Marks of Surface
First exhibited in 2018 in Fukui, Japan at the The 30th Imdate Paper Contemporary Art Exhibition, Marks of Surface is a 5-metre tall installation made of two different weights of washi paper, and Miyamori’s tree rubbings. Within the installation, there are two weights of washi, on the outer layer is a thicker washi, while on the inner are multiple layers of gampi. The thinner paper allows for static electricity from visitors to move the paper as it clings onto the person. The translucency of the washi allows for the interactions between the viewer and the installation to envelop and absorb them into a new world within the work. Each tree rubbing was taken from one of the five surrounding shinto shrines in Fukui, connecting them and reaching upward and beyond the earth, radiating physically through the gampi’s interaction with the viewer.
As the washi floats around within the installation and within the person exploring it, the silhouette can be seen from the outside. Entering the installation takes away the details of the person, and brings them bare to their existence from the outside. Miyamori wanted to capture an almost raw essence to humans, as they interact within the installation and feel the energy flow through the gampi, but also feel as if they are connected to others through the same energy.

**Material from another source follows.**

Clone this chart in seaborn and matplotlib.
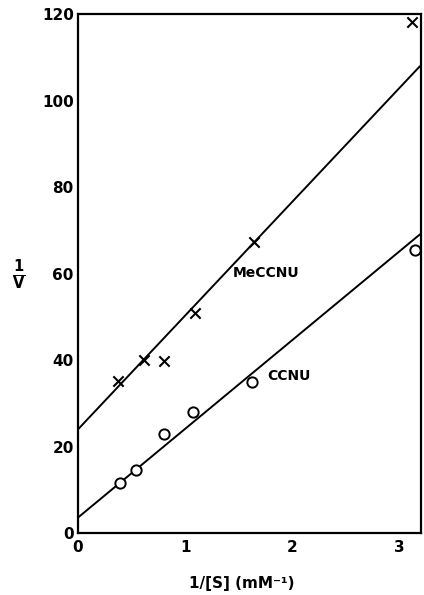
#Lineweaver-Burk plot for MeCCNU and CCNU

import pandas as pd
import matplotlib
matplotlib.use("Agg")
import matplotlib.pyplot as plt
import seaborn as sns

# points
meccnu_x = [0.37, 0.62, 0.80, 1.09, 1.64, 3.12]
meccnu_y = [35.1, 40.0, 39.8, 50.9, 67.3, 118.2]

ccnu_x = [0.39, 0.54, 0.80, 1.07, 1.62, 3.14]
ccnu_y = [11.6, 14.6, 22.9, 27.9, 35.0, 65.4]

# fitted lines (end points)
line_x = [0.0, 3.19]
meccnu_line = [24.0, 108.0]
ccnu_line = [3.6, 69.1]

x_ticks = [0, 1, 2, 3]
y_ticks = [0, 20, 40, 60, 80, 100, 120]


def main():

    sns.set_style("white")
    plt.rcParams["font.family"] = ["DejaVu Sans"]
    plt.rcParams["text.color"] = "black"

    fig = plt.figure(figsize=(4.24, 5.95), dpi=100)
    ax = fig.add_axes([0.184, 0.104, 0.809, 0.872])

    df_me = pd.DataFrame({"x": meccnu_x, "y": meccnu_y})
    df_c = pd.DataFrame({"x": ccnu_x, "y": ccnu_y})
    lines = pd.DataFrame({"x": line_x, "me": meccnu_line, "c": ccnu_line})

    sns.lineplot(x="x", y="me", data=lines, color="black", linewidth=1.4, ax=ax)
    sns.lineplot(x="x", y="c", data=lines, color="black", linewidth=1.4, ax=ax)

    sns.scatterplot(x="x", y="y", data=df_me, marker="x", s=55, color="black",
                    linewidth=1.5, ax=ax, zorder=3)
    sns.scatterplot(x="x", y="y", data=df_c, marker="o", s=55, facecolor="white",
                    edgecolor="black", linewidth=1.4, ax=ax, zorder=3)

    ax.set_xlim(0, 3.2)
    ax.set_ylim(0, 120)
    ax.set_xticks(x_ticks)
    ax.set_yticks(y_ticks)
    ax.set_xticklabels(["0", "1", "2", "3"], fontsize=11, fontweight="bold")
    ax.set_yticklabels([str(v) for v in y_ticks], fontsize=11, fontweight="bold")
    ax.tick_params(direction="in", length=7, width=1.4, pad=3, color="black",
                   labelcolor="black")
    ax.tick_params(axis="x", pad=5)

    for sp in ax.spines.values():
        sp.set_color("black")
        sp.set_linewidth(1.6)

    ax.set_xlabel("")
    ax.set_ylabel("")

    ax.text(1.44, 60.1, "MeCCNU", fontsize=10, fontweight="bold", color="black",
            ha="left", va="center")
    ax.text(1.77, 36.3, "CCNU", fontsize=10, fontweight="bold", color="black",
            ha="left", va="center")

    fig.text(0.043, 0.538, r"$\mathbf{\frac{1}{V}}$", fontsize=15, color="black",
             ha="center", va="center")
    fig.text(0.57, 0.02, "1/[S] (mM⁻¹)", fontsize=11, fontweight="bold", color="black",
             ha="center", va="center")

    fig.savefig("out.png", dpi=100)


if __name__ == "__main__":
    main()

Later in the year, Marks of Surface travelled from Fukui to Yokohama, Japan, where it was adjusted for Birth-Growth-Recursion at Galerie Paris. Whereas at the exhibition in Fukui, Marks of Surface was a connection to earth through the energy in the washi and its impressive height, Miyamori took the work in conjunction with a performance, to explore time. This version does not have the inner dome, but instead works to explore time and history, through a more active movement within the installation as it represents birth.